Dan ya, gue manusia.
Khilafnya, buruknya manusia seperti gue adalah tidak pernah puas akan sesuatu
hal. Ketika gue mendapatkan cita-cita gue, terbitlah cita-cita baru gue yang
lebih tinggi. Apa yang gue cita-citakan lebih tinggi, dan setelah terkabul gue
akan memikirkan cita-cita baru dan seterusnya seperti itu. Inilah manusia,
egois. Dikasih hati eh, minta jantung. Mungkin kalian yang membaca buku ini
juga pernah melakukan hal ini. Manusia memang tak luput dari kesalahan, dan ya,
gue manusia, gue juga pasti punya banyak kesalahan, tapi kalau salah terus?
Perasaan gue campur
aduk ketika look back dan mengingat
betapa buruknya gue. Betapa egoisnya, betapa rakusnya gue untuk bercita-cita...
Di bab ini, gue juga
ingin memohon maaf pada orang-orang yang sempat gue jadikan gantungan cita-cita
gue. Orang-orang yang selama ini gue cita-citakan lebih dan hanya mampu
bertahan sampai mereka benar-benar lelah berdiri, memegangi cita-cita gue yang harus bisa mereka capai,
demi gue.
Maaf karena gue telah
menggantungkan cita-cita gue pada kalian.
Satu pesen gue.
Jangan terlalu mencita-citakan sesuatu, terlalu menginginkan cita-cita itu
tercapai, terlalu bercita-cita yang muluk-muluk, bercita-citalah sewajarnya.
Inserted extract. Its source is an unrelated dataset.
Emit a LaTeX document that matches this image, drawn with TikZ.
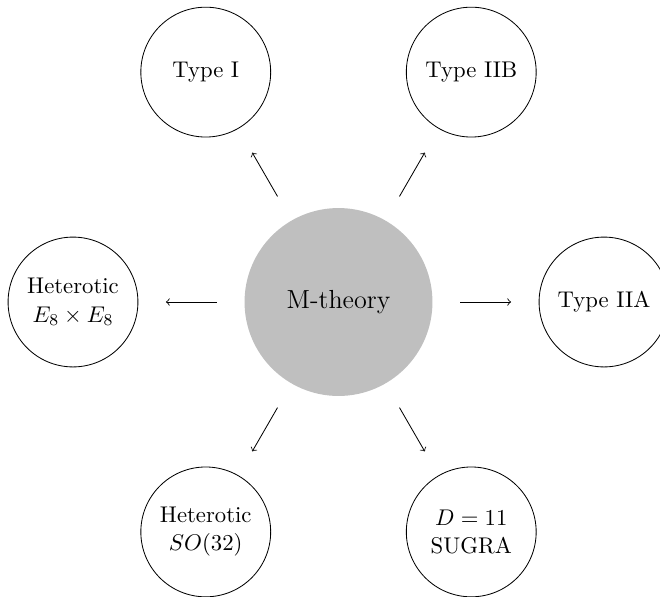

Jangan terlalu tinggi menggantungkan cita-cita, tapi jangan diletakkan juga.
Gantunglah cita-citamu di jemuran. Tidak terlalu tinggi atau terlalu rendah.
Cita-cita itu tetap berada di atasmu, kamu tetap harus mendongak kearah atas
untuk melihat cita-cita tersebut, capitlah cita-citamu menggunakan penjepit
jemuran agar angin tak bisa membuatnya terbang jauh. Saat kamu siap mewujudkan
cita cita itu, dengan tidak kesusahan kamu akan bisa mencapai cita-cita itu
tanpa perlu merepotkan orang lain untuk menggapaikannya.